Calls for police service to Batavia’s eight largest apartment complexes have mostly decreased in the year the city has tested a crime-free housing initiative.

Detective Kevin Bretz, who supervises the program, reviewed the 2011 and 2012 data with the city council’s joint committees’ meeting Tuesday night.

The pilot ends in December. It requires licensing of managers of rental properties that have 10 or more units. Managers have to attend training that covers illegal activity, applicant screening, designing for safety, community rules and more.

The program was approved in September 2011 and began in January 2012.

In 2008, the largest complex, Batavia Apartments, had 764 calls for service. That went down to 466 in 2011 but ticked back up to 587 in 2012. Bretz said the 2012 increase was due to increased patrols at the complex, with officers keeping an eye out for suspicious people and suspicious activity.

Officers are walking through buildings up to three times a day or patrolling by vehicle. They also started issuing more trespassing notices.

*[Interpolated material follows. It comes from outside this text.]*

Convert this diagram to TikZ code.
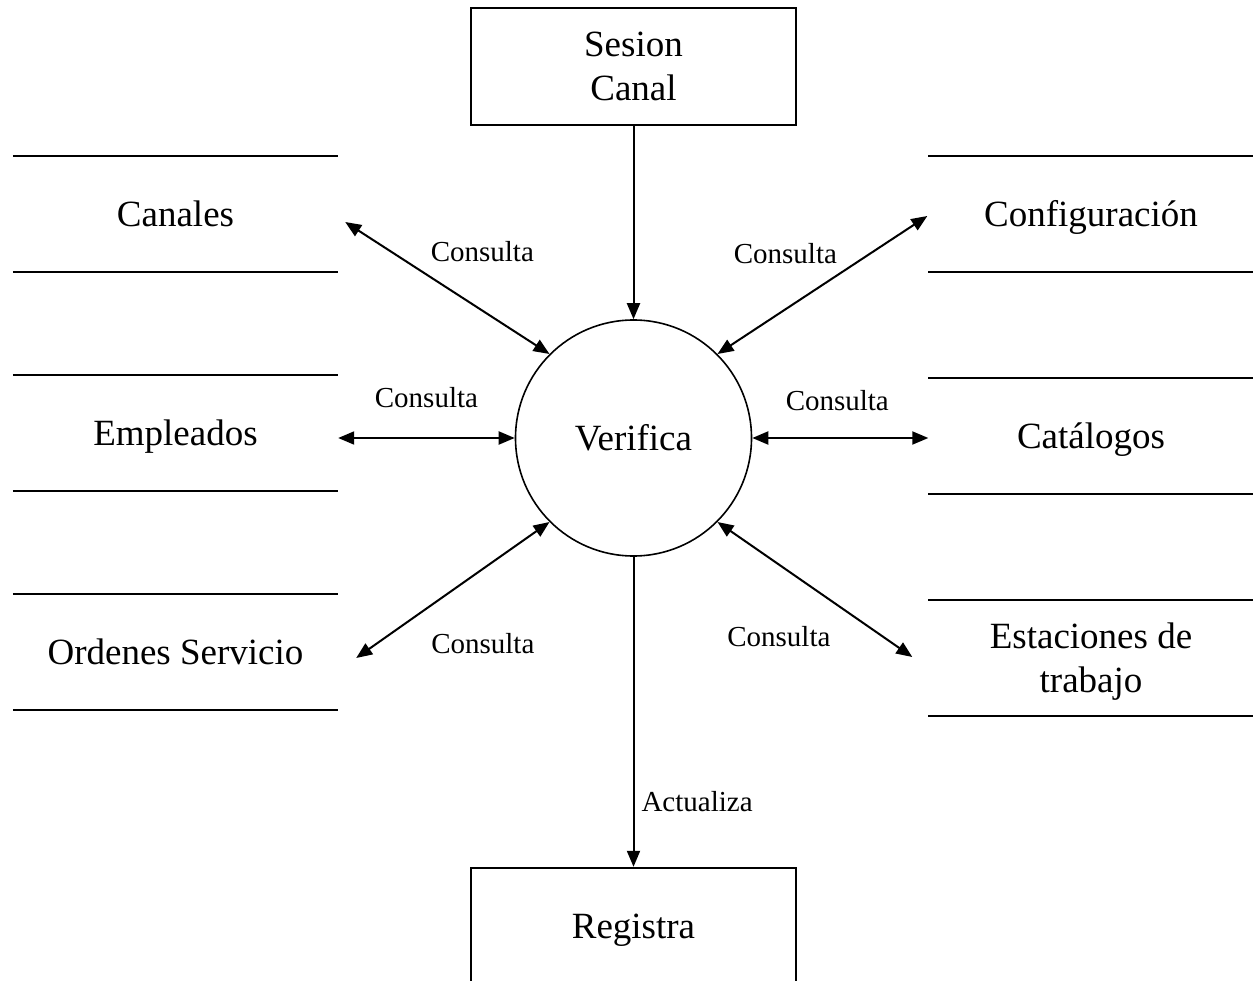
\documentclass[tikz,border=0pt]{standalone}
\usepackage{fontspec}
\setmainfont{Liberation Serif}
\usetikzlibrary{arrows.meta,positioning}

\tikzset{
  proceso/.style={draw, circle, line width=1.6pt, minimum size=236pt, inner sep=0pt, font=\fontsize{37}{44}\selectfont},
  entidad/.style={draw, rectangle, line width=2pt, minimum width=325pt, minimum height=117pt, align=center, text depth=0pt, font=\fontsize{37}{44}\selectfont},
  almacen/.style={rectangle, minimum width=325pt, minimum height=116pt, align=center, text depth=0pt, font=\fontsize{37}{44}\selectfont},
  unalinea/.style={text height=24.5pt},
  linea/.style={line width=2pt},
  flujo/.style={line width=2pt, >={Triangle[length=16pt,width=13pt]}},
  etiqueta/.style={font=\fontsize{29}{34}\selectfont, inner sep=2pt},
}

\begin{document}
\begin{tikzpicture}[x=1pt, y=-1pt]
    \useasboundingbox (0,0) rectangle (1253,981);
    \clip (0,0) rectangle (1253,981);

    \node[proceso] (verifica) at (633.5,438) {Verifica};
    \node[entidad, above=193pt of verifica] (sesion) {Sesion\\Canal};
    \node[entidad, below=310pt of verifica] (registra) {Registra};

    % almacenes de datos
    \node[almacen, unalinea] (canales) at (175.5,214) {Canales};
    \node[almacen, unalinea] (empleados) at (175.5,433) {Empleados};
    \node[almacen, unalinea] (ordenes) at (175.5,652) {Ordenes Servicio};
    \node[almacen, unalinea] (config) at (1091,214) {Configuración};
    \node[almacen, unalinea] (catalogos) at (1091,436) {Catálogos};
    \node[almacen] (estaciones) at (1091,658) {Estaciones de\\trabajo};

    \foreach \s in {canales,empleados,ordenes,config,catalogos,estaciones}
        \draw[linea] (\s.north west) -- (\s.north east) (\s.south west) -- (\s.south east);

    % flujos
    \draw[flujo, ->] (sesion) -- (verifica);
    \draw[flujo, ->] (verifica) -- (registra) node[etiqueta, pos=0.79, anchor=west, xshift=5pt] {Actualiza};
    \draw[flujo, <->] ([shift={(7,8)}]canales.east) -- (verifica.135) node[etiqueta, midway, xshift=35pt, yshift=36pt] {Consulta};
    \draw[flujo, <->] ([shift={(-1,2)}]config.west) -- (verifica.45) node[etiqueta, midway, xshift=-37pt, yshift=31pt] {Consulta};
    \draw[flujo, <->] (verifica.west -| empleados.east) -- (verifica.west) node[etiqueta, midway, yshift=40pt] {Consulta};
    \draw[flujo, <->] (verifica.east) -- (verifica.east -| catalogos.west) node[etiqueta, midway, xshift=-3pt, yshift=37pt] {Consulta};
    \draw[flujo, <->] ([shift={(18,6)}]ordenes.east) -- (verifica.225) node[etiqueta, midway, xshift=30pt, yshift=-54pt] {Consulta};
    \draw[flujo, <->] ([shift={(-16,-1)}]estaciones.west) -- (verifica.315) node[etiqueta, midway, xshift=-36pt, yshift=-47pt] {Consulta};
\end{tikzpicture}
\end{document}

“We don’t see the problems that we have had in the past,” Bretz said. He recalled that he started with Batavia as a police officer in 1988 at the “tail end of the wildness,” so much so that a squad car was stationed there on Friday and Saturday nights “and never left the lot.”

Green Meadows dropped from 193 to 109 from 2008 through 2012.

“A lot of these managers are taking additional steps to screen their applicants,” Bretz said.

He estimated that about 2,532 people live in the eight complexes.

For the three largest complexes — Batavia Apartments, Lorlyn and Green Meadows — about 62 percent of the service calls are for checking suspicious vehicles or activity and well-being checks. Domestic disturbances are the next highest, followed by noise complaints and battery.

Bretz had high praise for the management that took over Batavia Apartments in 2008. He talked about how with all the managers, he is in contact within a day any time police are sent to the complex, even if it is for something like accompanying paramedics.

Bretz will present final numbers at the end of the test period.

Whether to then continue or expand the program is up to the city council, Police Chief Gary Schira said.

“We have some single-family rental properties that are every bit a concern for us as the bigger complexes,” he said. But he doesn’t know how many single-family rentals there may be. “I don’t know if we could absorb that” with current staffing levels, Schira said. Alderman Susan Stark had asked about the cost of the program.

Alderman Michael O’Brien said the value goes beyond cost.

“It also adds to the quality of life for the majority of residents in these apartment buildings,” he said.